Movie Review: “Bull,” the first great movie of 2020

The teenage girl wants the rodeo clown to give away his secrets, how he does his job distracting the bull when the bullrider’s been thrown or in trouble.

“How do you know when the rider’s about to fall off?”

“When his head hits the ground.”

“Bull” is the compelling, understated and surprising story of how these two got to that conversation. Writer-director Annie Silverstein’s debut immerses us in a little-filmed world of working class poverty where one life is hitting a dead end and another going off the rails just as it leaves the station.

Screen newcomer Amber Havard is Kristal, “Kris,” a 15 year-old whose life seems laid out before her, no salvation in sight. She lies like she breathes, poker-faced every time she does. She’s a walking, rarely-talking stereotype — poor white trash, living off her temper and her irresponsible impulses, the last kid on Earth you’d want looking after an adoring little sister, or a pit bull.

It’s the dog that’s run her afoul of Abe, the 50ish black man living down the street. The dog has a habit of breaking into his chicken coop and killing chickens. Abe, given a stoic resignation by Rob Morgan (“Stranger Things,””Daredevil”), lets himself get mad at one thing. He knows these chickens by name.

Kris is more than her diabetic grandmother can handle, and we are not surprised that A) Momma (Sara Allbright) is in prison and B) Kris is taking after her, fighting at school, paying no heed to a future that ends lives like hers almost before they’ve begun.

Kris’s impulse is to get even with the guy who chewed her out over his chickens. She sees he’s out of town on weekends. Messing around his house, her minor vandalism turns into “Let’s impress my ‘friends'” by breaking in and hosting a trash-the-house, drink-his-booze, steal-his-drugs party.

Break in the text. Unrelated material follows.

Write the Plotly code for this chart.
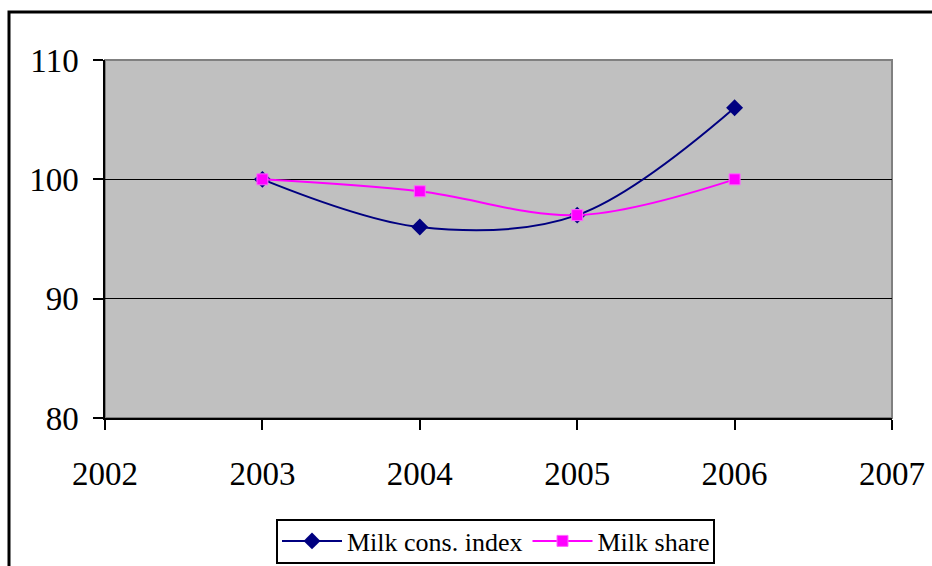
import plotly.graph_objects as go

years = [2003, 2004, 2005, 2006]
milk_cons_index = [100, 96, 97, 106]
milk_share = [100, 99, 97, 100]

x_ticks = [2002, 2003, 2004, 2005, 2006, 2007]
y_ticks = [80, 90, 100, 110]

FONT = "Liberation Serif, Times New Roman, serif"

fig = go.Figure()

fig.add_trace(go.Scatter(
    x=years, y=milk_cons_index, name="Milk cons. index",
    mode="lines+markers",
    line=dict(color="#000080", width=2, shape="spline", smoothing=1.0),
    marker=dict(symbol="diamond", size=13, color="#000080"),
))
fig.add_trace(go.Scatter(
    x=years, y=milk_share, name="Milk share",
    mode="lines+markers",
    line=dict(color="#FF00FF", width=2, shape="spline", smoothing=1.0),
    marker=dict(symbol="square", size=11, color="#FF00FF",
                line=dict(color="#FF66FF", width=1)),
))

L, R, T, B = 105, 40, 60, 148
W, H = 932, 566
pw, ph = W - L - R, H - T - B

def px_x(px):
    return (px - L) / pw

def px_y(py):
    return 1 - (py - T) / ph

shapes = [
    # grey frame of the plotting area
    dict(type="rect", xref="paper", yref="paper", x0=0, x1=1, y0=0, y1=1,
         line=dict(color="#808080", width=2), layer="below"),
    # outer chart border
    dict(type="rect", xref="paper", yref="paper",
         x0=px_x(9), x1=px_x(W + 20), y0=px_y(H + 20), y1=px_y(12),
         line=dict(color="black", width=3)),
    # legend frame
    dict(type="rect", xref="paper", yref="paper",
         x0=px_x(277), x1=px_x(714), y0=px_y(563), y1=px_y(520),
         line=dict(color="black", width=2), fillcolor="white", layer="below"),
]

fig.update_layout(
    width=W, height=H,
    margin=dict(l=L, r=R, t=T, b=B, autoexpand=False),
    paper_bgcolor="white",
    plot_bgcolor="#C0C0C0",
    font=dict(family=FONT, color="black", size=33),
    showlegend=True,
    legend=dict(
        orientation="h", x=px_x(496), xanchor="center",
        y=px_y(541), yanchor="middle",
        font=dict(family=FONT, size=26),
        borderwidth=0, bgcolor="rgba(0,0,0,0)",
        itemwidth=60, tracegroupgap=0,
    ),
    shapes=shapes,
    xaxis=dict(
        range=[2002, 2007], tickvals=x_ticks, ticktext=[str(v) for v in x_ticks],
        showgrid=False, zeroline=False,
        showline=True, linecolor="black", linewidth=1.5,
        ticks="outside", ticklen=10, tickcolor="black", tickwidth=1.5,
        ticklabelstandoff=16,
    ),
    yaxis=dict(
        range=[80, 110], tickvals=y_ticks,
        showgrid=True, gridcolor="black", gridwidth=1,
        zeroline=False,
        showline=True, linecolor="black", linewidth=1.5,
        ticks="outside", ticklen=10, tickcolor="black", tickwidth=1.5,
        ticklabelstandoff=8,
    ),
)

fig.write_html("out.html")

She’s Miss “Can’t you just take me to juvie?” to the cops. But grandma’s pleas have Abe letting her work off some sort of restitution.

Silverstein’s film avoids the timeworn traps of this sort of movie. There’s no epiphany that comes from caring for the stranger’s chickens. But as he makes her help him in his sideline, teaching boys to bull ride, this becomes her new impulse. And with the way she is, we know it won’t be her last.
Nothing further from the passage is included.